A land of snow-capped mountains, river-carved canyons, and loose marijuana legislation, Colorado is one hell of a place indeed, and lives up to its state motto "Nothing without providence." The latest example: Frozen Dead Guy Days Festival in Nederland, Colorado.
The name isn't remotely a joke. Just 16 miles from Boulder and 45 miles from Denver, the small town of under 1,500 people throws a festival every year to honor the frozen corpse of Bredo Morstoel, whose corpse resides in a dry-ice-packed shed in the town. The festival runs for three days, attracts more than 20,000 people a year dressed in skeleton makeup and Halloween costumes, and features musical performances, a frozen salmon toss, a very literal parade of hearses, and a coffin race where teams carry their "dead" friends to a finish line in a coffin. Frankly, it all looks fucking awesome.
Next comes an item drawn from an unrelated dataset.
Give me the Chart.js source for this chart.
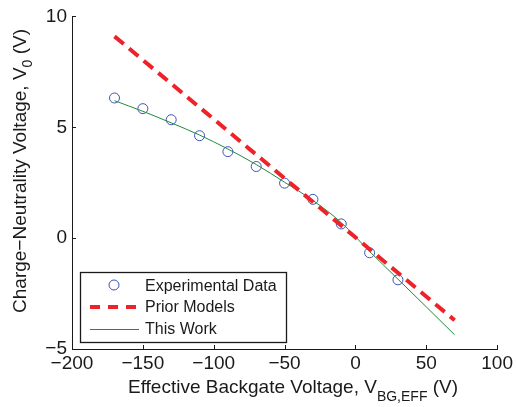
<!DOCTYPE html>
<html>
<head>
<meta charset="utf-8">
<script src="https://cdn.jsdelivr.net/npm/chart.js@4"></script>
<style>
  html, body { margin: 0; padding: 0; background: #fff; }
  #wrap { width: 516px; height: 407px; }
</style>
</head>
<body>
<div id="wrap"><canvas id="chart" width="516" height="407"></canvas></div>
<script>
// data
const expX = [-170, -150, -130, -110, -90, -70, -50, -30, -10, 10, 30]
const expY = [6.32, 5.84, 5.34, 4.62, 3.9, 3.23, 2.48, 1.75, 0.64, -0.66, -1.88]

const priorX = [-170, 70]
const priorY = [9.1, -3.7]

const workX = [-170, -150, -130, -110, -90, -70, -50, -30, -10, 10, 30, 50, 70]
const workY = [6.2, 5.72, 5.2, 4.65, 4.02, 3.32, 2.52, 1.7, 0.7, -0.6, -1.85, -3.1, -4.36]

const xTicks = [-200, -150, -100, -50, 0, 50, 100]
const yTicks = [-5, 0, 5, 10]

const FONT = "Liberation Sans, Arial, Helvetica, sans-serif"
const BLUE = "#3a55b5"
const RED = "#ee2229"
const GREEN = "#1f8a3c"
const INK = "#1a1a1a"

const toPts = (xs, ys) => xs.map((x, i) => ({ x: x, y: ys[i] }))
const fmt = (v) => String(v).replace("-", "\u2212")

// inward tick marks, axis titles with subscripts, boxed legend
const decorations = {
  id: "decorations",
  afterDraw(chart) {
    const ctx = chart.ctx
    const area = chart.chartArea
    const xs = chart.scales.x
    const ys = chart.scales.y
    ctx.save()
    ctx.strokeStyle = INK
    ctx.lineWidth = 1
    ctx.beginPath()
    xTicks.forEach((t) => {
      const px = Math.round(xs.getPixelForValue(t)) + 0.5
      ctx.moveTo(px, area.bottom)
      ctx.lineTo(px, area.bottom - 4)
    })
    yTicks.forEach((t) => {
      const py = Math.round(ys.getPixelForValue(t)) + 0.5
      ctx.moveTo(area.left, py)
      ctx.lineTo(area.left + 4, py)
    })
    ctx.stroke()

    // x title
    ctx.fillStyle = INK
    ctx.textBaseline = "alphabetic"
    const big = "19px " + FONT
    const small = "14px " + FONT
    ctx.font = big
    const a = "Effective Backgate Voltage, V"
    const c = " (V)"
    const wa = ctx.measureText(a).width
    const wc = ctx.measureText(c).width
    ctx.font = small
    const b = "BG,EFF"
    const wb = ctx.measureText(b).width
    const x0 = 293 - (wa + wb + wc) / 2
    const yb = 393
    ctx.font = big
    ctx.fillText(a, x0, yb)
    ctx.font = small
    ctx.fillText(b, x0 + wa, yb + 8)
    ctx.font = big
    ctx.fillText(c, x0 + wa + wb, yb)

    // y title (rotated)
    ctx.save()
    ctx.translate(26, 171)
    ctx.rotate(-Math.PI / 2)
    const ya = "Charge\u2212Neutrality Voltage, V"
    const yc = " (V)"
    ctx.font = big
    const wya = ctx.measureText(ya).width
    const wyc = ctx.measureText(yc).width
    ctx.font = small
    const wyb = ctx.measureText("0").width
    const s = -(wya + wyb + wyc) / 2
    ctx.font = big
    ctx.fillText(ya, s, 0)
    ctx.font = small
    ctx.fillText("0", s + wya, 6)
    ctx.font = big
    ctx.fillText(yc, s + wya + wyb, 0)
    ctx.restore()

    // legend box
    ctx.fillStyle = "#fff"
    ctx.fillRect(80, 272, 206, 70)
    ctx.strokeStyle = INK
    ctx.lineWidth = 1.3
    ctx.strokeRect(80.5, 272.5, 206, 70)
    ctx.strokeStyle = BLUE
    ctx.lineWidth = 1
    ctx.beginPath()
    ctx.arc(114, 285, 5, 0, Math.PI * 2)
    ctx.stroke()
    ctx.strokeStyle = RED
    ctx.lineWidth = 4
    ctx.setLineDash([10, 8])
    ctx.beginPath()
    ctx.moveTo(90, 307)
    ctx.lineTo(139, 307)
    ctx.stroke()
    ctx.setLineDash([])
    ctx.strokeStyle = GREEN
    ctx.lineWidth = 1
    ctx.beginPath()
    ctx.moveTo(90, 329.5)
    ctx.lineTo(139, 329.5)
    ctx.stroke()
    ctx.fillStyle = INK
    ctx.font = "16px " + FONT
    ctx.textBaseline = "middle"
    ctx.fillText("Experimental Data", 145, 287)
    ctx.fillText("Prior Models", 145, 308)
    ctx.fillText("This Work", 145, 330)
    ctx.restore()
  },
}

new Chart(document.getElementById("chart").getContext("2d"), {
  type: "scatter",
  data: {
    datasets: [
      {
        label: "Prior Models",
        data: toPts(priorX, priorY),
        showLine: true,
        borderColor: RED,
        borderWidth: 4,
        borderDash: [12, 7],
        pointRadius: 0,
        fill: false,
      },
      {
        label: "This Work",
        data: toPts(workX, workY),
        showLine: true,
        borderColor: GREEN,
        borderWidth: 1,
        tension: 0.4,
        cubicInterpolationMode: "monotone",
        pointRadius: 0,
        fill: false,
      },
      {
        label: "Experimental Data",
        data: toPts(expX, expY),
        showLine: false,
        pointStyle: "circle",
        pointRadius: 5,
        pointBorderWidth: 1,
        pointBorderColor: BLUE,
        pointBackgroundColor: "rgba(0,0,0,0)",
      },
    ],
  },
  options: {
    responsive: false,
    animation: false,
    layout: { padding: { top: 14, right: 17, left: 0, bottom: 0 } },
    plugins: {
      legend: { display: false },
      tooltip: { enabled: false },
    },
    scales: {
      x: {
        type: "linear",
        min: -200,
        max: 100,
        afterFit: (s) => { s.height = 58 },
        afterBuildTicks: (s) => { s.ticks = xTicks.map((v) => ({ value: v })) },
        grid: { display: false, drawTicks: false },
        border: { display: true, color: INK, width: 1 },
        ticks: {
          color: INK,
          font: { family: FONT, size: 19 },
          padding: 3,
          maxRotation: 0,
          callback: (v) => fmt(v),
        },
      },
      y: {
        type: "linear",
        min: -5,
        max: 10,
        afterFit: (s) => { s.width = 72 },
        afterBuildTicks: (s) => { s.ticks = yTicks.map((v) => ({ value: v })) },
        grid: { display: false, drawTicks: false },
        border: { display: true, color: INK, width: 1 },
        ticks: {
          color: INK,
          font: { family: FONT, size: 19 },
          padding: 5,
          callback: (v) => fmt(v),
        },
      },
    },
  },
  plugins: [decorations],
})
</script>
</body>
</html>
"It's a very kid-friendly environment," Alex Barber of Denver told The Daily Camera. "This is a community that prides itself in self expression and youthful approval to life."
A local poet named Marcus If was asked this year to lend his work to the festival. As he put it, "Wine, cheese, poetry; what else do you need?"
The festival has run for the last 16 years and is currently managed by local events promoter Amanda McDonald, who bought the rights to it from Morstoel's family six years after it started. By practically all accounts, it's a lively, cold, fun-filled celebration with a concept unlike almost any other in the country. If any of that speaks to you, make plans to travel to Colorado next year, or hit up any of the other weirdest festivals in America.
The Morstoel family still pays for their grandfather's corpse's upkeep in Nederland. Morstoel died and was cryogenically frozen in 1989 with the hope that one day technology might progress to the point where his body might be revived. He was moved to a facility in California for four years before his grandson, Trygve Bauge, moved him to his Nederland property in 1993. His body's been kept frozen solid in a sarcophagus in his grandson's shed for the last 24 years.
One intrepid man named Brad Wickham, 59, is paid to haul 1,000 pounds of dry ice up to Bredo Morstoel's shed every two weeks to make sure his body stays frozen. As he told Reuters: "There are a lot of scientists studying cryogenics, but I’m just a guy with a truck and a strong back," he said.